A version of this post appears on the Nashville Scene‘s Pith in the Wind blog.


Supremes on Medicaid: “Loaded Gun”?

Although the insurance mandate gets most of the attention, many believe that it’s the Supreme Court outcome on Medicaid expansion within ACA that could have the longest lasting impact. Stanford professor Pamela Karlan wrote in last Sunday’s Times that the Roberts court ruling on Medicaid contributes to a neutering of federal power that should have liberals worrying big time:

For the first time since the New Deal, the court struck down an exercise of Congress’s spending power. It held that Congress lacked the power to deny Medicaid funds to states that refuse to expand their coverage. Chief Justice Roberts — joined by the liberal justices Stephen G. Breyer and Elena Kagan — held that while the government can deny additional Medicaid funds to states that refuse to expand their coverage, it cannot penalize them by rescinding current Medicaid payments. This is a loaded gun indeed.

Prof. Karlan notes that this is just the latest in a string of rulings curbing federal power, with cases coming down the pike next term on voting rights, affirmative action, same-sex marriage, and environmental affairs giving the Court opportunities to chip away further.

Without discounting Prof. Karlan’s conclusion that the trend at the Court gives “Americans who care about economic and social justice a reason to worry,” I do think after reading the Roberts opinion and the Ginsburg dissent carefully that she overstates a bit the ruling’s logic and argument on Medicaid (though granted, not the effect!). The Court held that the federal government can penalize states by rescinding current payments if the expansion is modest and incremental rather than radical. There is a fundamental difference of opinion between Roberts and Ginsburg over whether this particular expansion is modest or radical.  To use the language in their back and forth in their opinions, is it a difference in kind (Roberts) or degree (Ginsburg)?  Personally I’m inclined to side with Ginsburg and Sotomayor on this point, though it isn’t necessarily a simple or straightforward call.

It’s fascinating that this aspect of the case split the liberal wing of the Court — with Kagan and Breyer joining Roberts to find that it’s a difference in kind, not degree, and accordingly conclude that its overly coercive on the states. Perhaps they genuinely bought the Roberts formulation that the Medicaid expansion really is a difference in kind.  But I am guessing that  what tilted them might have been Roberts’ willingness to keep the ruling narrow — to say that the finding of undue coercion on the states invalidates only the threat to revoke all Medicaid funding to a state that rejects the new funding and conditions, but doesn’t (as the Scalia/Kennedy/Alito/Thomas cabal would have) invalidate the whole kit-n-kaboodle.  Of course, Ginsburg and Sotomayor expressly at the end of their dissent bought into that limiting principle regarding what gets invalidated, making it possible for that narrow effect to prevail (otherwise the whole thing would could have been tossed). The coalition dynamics on the Court were fascinating on the Medicaid issue, arguably moreso than on the mandate.

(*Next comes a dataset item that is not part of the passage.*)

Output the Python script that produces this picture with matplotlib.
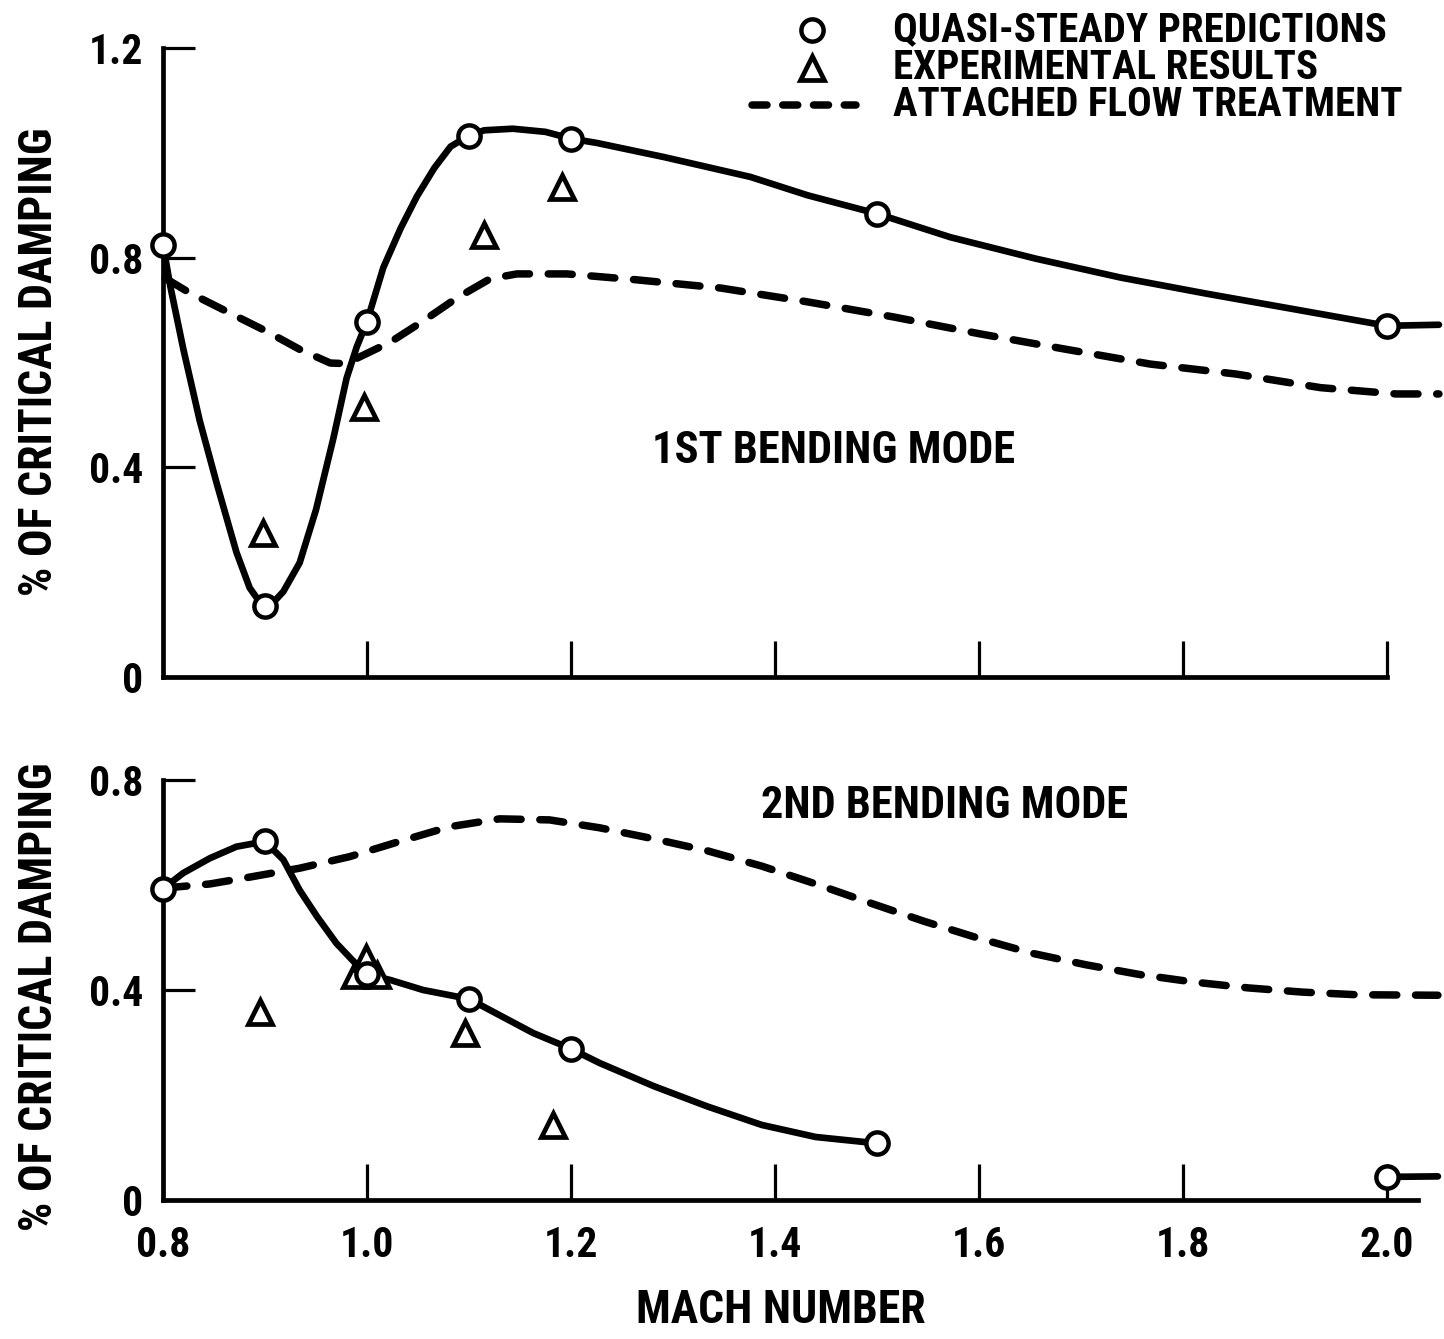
import matplotlib
matplotlib.use("Agg")
import matplotlib.pyplot as plt
from matplotlib.lines import Line2D

plt.rcParams['font.family'] = ['Roboto Condensed', 'Liberation Sans Narrow', 'Lato', 'DejaVu Sans']
plt.rcParams['font.weight'] = 'bold'
plt.rcParams['font.stretch'] = 'condensed'

#---- 1st bending mode
mach_qs1 = [0.8, 0.9, 1.0, 1.1, 1.2, 1.5, 2.0]
qs1 = [0.825, 0.136, 0.678, 1.033, 1.027, 0.884, 0.670]
mach_exp1 = [0.898, 0.997, 1.115, 1.191]
exp1 = [0.275, 0.516, 0.843, 0.934]
#faired solid curve through the predictions
fair1_m = [0.800, 0.807, 0.820, 0.836, 0.853, 0.872, 0.885, 0.893, 0.900, 0.908, 0.918, 0.934,
           0.950, 0.967, 0.980, 0.990, 1.000, 1.016, 1.033, 1.049, 1.066, 1.082, 1.100,
           1.115, 1.143, 1.175, 1.200, 1.225, 1.291, 1.376, 1.432, 1.500, 1.572,
           1.656, 1.739, 1.824, 1.908, 2.000, 2.051]
fair1_v = [0.825, 0.747, 0.625, 0.489, 0.367, 0.238, 0.170, 0.148, 0.136, 0.142, 0.163, 0.218,
           0.319, 0.455, 0.570, 0.630, 0.678, 0.781, 0.856, 0.917, 0.971, 1.012, 1.033,
           1.043, 1.046, 1.040, 1.027, 1.019, 0.992, 0.954, 0.919, 0.884, 0.839,
           0.798, 0.762, 0.731, 0.702, 0.670, 0.672]
#attached flow treatment
att1_m = [0.802, 0.826, 0.868, 0.902, 0.934, 0.964, 0.977, 0.990, 1.023, 1.055,
          1.088, 1.121, 1.147, 1.196, 1.263, 1.347, 1.431, 1.516, 1.600, 1.683,
          1.768, 1.852, 1.935, 2.009, 2.051]
att1_v = [0.761, 0.733, 0.692, 0.659, 0.625, 0.599, 0.598, 0.608, 0.639, 0.679,
          0.723, 0.760, 0.769, 0.769, 0.758, 0.742, 0.716, 0.687, 0.655, 0.626,
          0.597, 0.578, 0.552, 0.540, 0.540]

#---- 2nd bending mode
mach_qs2 = [0.8, 0.9, 1.0, 1.1, 1.2, 1.5, 2.0]
qs2 = [0.593, 0.683, 0.430, 0.383, 0.288, 0.108, 0.044]
mach_exp2 = [0.895, 0.988, 0.999, 1.010, 1.096, 1.182]
exp2 = [0.359, 0.429, 0.461, 0.429, 0.318, 0.143]
fair2_m = [0.800, 0.820, 0.846, 0.872, 0.900, 0.918, 0.934, 0.951, 0.970, 0.990,
           1.000, 1.023, 1.055, 1.100, 1.130, 1.163, 1.200, 1.228, 1.281, 1.334,
           1.387, 1.440, 1.500]
fair2_v = [0.593, 0.623, 0.651, 0.673, 0.683, 0.648, 0.590, 0.540, 0.489, 0.448,
           0.430, 0.419, 0.400, 0.383, 0.352, 0.318, 0.288, 0.261, 0.217, 0.178,
           0.143, 0.120, 0.108]
#short piece of the curve left at the right end
fair2b_m = [2.000, 2.050]
fair2b_v = [0.044, 0.045]
att2_m = [0.800, 0.846, 0.885, 0.934, 0.983, 1.032, 1.081, 1.130, 1.179, 1.228,
          1.281, 1.334, 1.387, 1.440, 1.493, 1.546, 1.599, 1.652, 1.705, 1.759,
          1.811, 1.864, 1.917, 1.970, 2.050]
att2_v = [0.594, 0.602, 0.615, 0.632, 0.654, 0.683, 0.711, 0.726, 0.724, 0.709,
          0.688, 0.665, 0.636, 0.602, 0.566, 0.531, 0.499, 0.470, 0.448, 0.429,
          0.415, 0.404, 0.396, 0.391, 0.390]

xticks = [0.8, 1.0, 1.2, 1.4, 1.6, 1.8, 2.0]
xticklabels = ["0.8", "1.0", "1.2", "1.4", "1.6", "1.8", "2.0"]
yticks1 = [0, 0.4, 0.8, 1.2]
yticklabels1 = ["0", "0.4", "0.8", "1.2"]
yticks2 = [0, 0.4, 0.8]
yticklabels2 = ["0", "0.4", "0.8"]

W, H = 1444, 1339
LW = 4.8
DLW = 5.4
DASH = (3.2, 2.5)
circle_kw = dict(ls='none', marker='o', ms=16, mew=3.2, mfc='white', mec='black',
                 zorder=5, clip_on=False)
tri_kw = dict(ls='none', marker='^', ms=17, mew=3.4, mfc='white', mec='black',
              zorder=4, clip_on=False)

fig = plt.figure(figsize=(W / 100, H / 100), dpi=100)
ax1 = fig.add_axes([163 / W, 1 - 677 / H, 1280 / W, 629 / H])
ax2 = fig.add_axes([163 / W, 1 - 1200 / H, 1280 / W, 420 / H])


def style_axis(ax, ylim, yticks, ylabels, xbound):
    ax.set_xlim(0.8, 2.055)
    ax.set_ylim(*ylim)
    for s in ("top", "right"):
        ax.spines[s].set_visible(False)
    for s in ("left", "bottom"):
        ax.spines[s].set_linewidth(3.4)
    ax.spines["left"].set_bounds(*ylim)
    ax.spines["bottom"].set_bounds(0.8, xbound)
    ax.set_yticks(yticks)
    ax.set_yticklabels(ylabels)
    ax.tick_params(axis='y', direction='in', length=23, width=2.3, pad=14, labelsize=30)
    ax.tick_params(axis='x', direction='in', length=26, width=2.3, pad=18, labelsize=30)
    ax.patch.set_alpha(0)


#top panel
style_axis(ax1, (0, 1.2), yticks1, yticklabels1, 2.0)
ax1.set_xticks(xticks[1:])
ax1.tick_params(axis='x', labelbottom=False)
ax1.plot(fair1_m, fair1_v, color='black', lw=LW, solid_capstyle='round', solid_joinstyle='round',
         zorder=3, clip_on=False)
ax1.plot(att1_m, att1_v, color='black', lw=DLW, dashes=DASH, dash_capstyle='round', zorder=3, clip_on=False)
ax1.plot(mach_qs1, qs1, **circle_kw)
ax1.plot(mach_exp1, exp1, **tri_kw)
ax1.text(1.457, 0.431, "1ST BENDING MODE", ha='center', va='center', fontsize=32)

#bottom panel
style_axis(ax2, (0, 0.8), yticks2, yticklabels2, 2.03)
ax2.set_xticks(xticks)
ax2.set_xticklabels(xticklabels)
ax2.plot(fair2_m, fair2_v, color='black', lw=LW, solid_capstyle='round', solid_joinstyle='round',
         zorder=3, clip_on=False)
ax2.plot(fair2b_m, fair2b_v, color='black', lw=LW, solid_capstyle='round', zorder=3, clip_on=False)
ax2.plot(att2_m, att2_v, color='black', lw=DLW, dashes=DASH, dash_capstyle='round', zorder=3, clip_on=False)
ax2.plot(mach_qs2, qs2, **circle_kw)
ax2.plot(mach_exp2, exp2, **tri_kw)
ax2.text(1.566, 0.750, "2ND BENDING MODE", ha='center', va='center', fontsize=32)

#axis titles
for yc in (362, 997):
    fig.text(39 / W, 1 - yc / H, "% OF CRITICAL DAMPING", rotation=90,
             ha='center', va='center', fontsize=33)
fig.text(781 / W, 1 - 1310 / H, "MACH NUMBER", ha='center', va='center', fontsize=33)

#legend, drawn by hand like the original
fig.add_artist(Line2D([812 / W], [1 - 30 / H], transform=fig.transFigure, **circle_kw))
fig.add_artist(Line2D([812 / W], [1 - 68 / H], transform=fig.transFigure, **tri_kw))
fig.add_artist(Line2D([752 / W, 856 / W], [1 - 105 / H, 1 - 105 / H], transform=fig.transFigure,
                      color='black', lw=DLW, dashes=(2.0, 2.1), dash_capstyle='round'))
legend_labels = ["QUASI-STEADY PREDICTIONS", "EXPERIMENTAL RESULTS", "ATTACHED FLOW TREATMENT"]
for lab, yc in zip(legend_labels, (30, 68, 105)):
    fig.text(893 / W, 1 - yc / H, lab, ha='left', va='center', fontsize=29.5)

fig.savefig("out.png", dpi=100, facecolor='white')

A conspiracy theorist might argue that Roberts sold his conservative brethren out on the mandate in order to buy Breyer and Kagan’s support on the Medicaid aspect, getting what he really wanted most of all — Prof. Karlan’s loaded gun: the potentially huge dent in federal spending power that some construe in the Medicaid outcome.  Hard to say, though, because these kinds of SCOTUS “turns” take a decade or two to really see in full.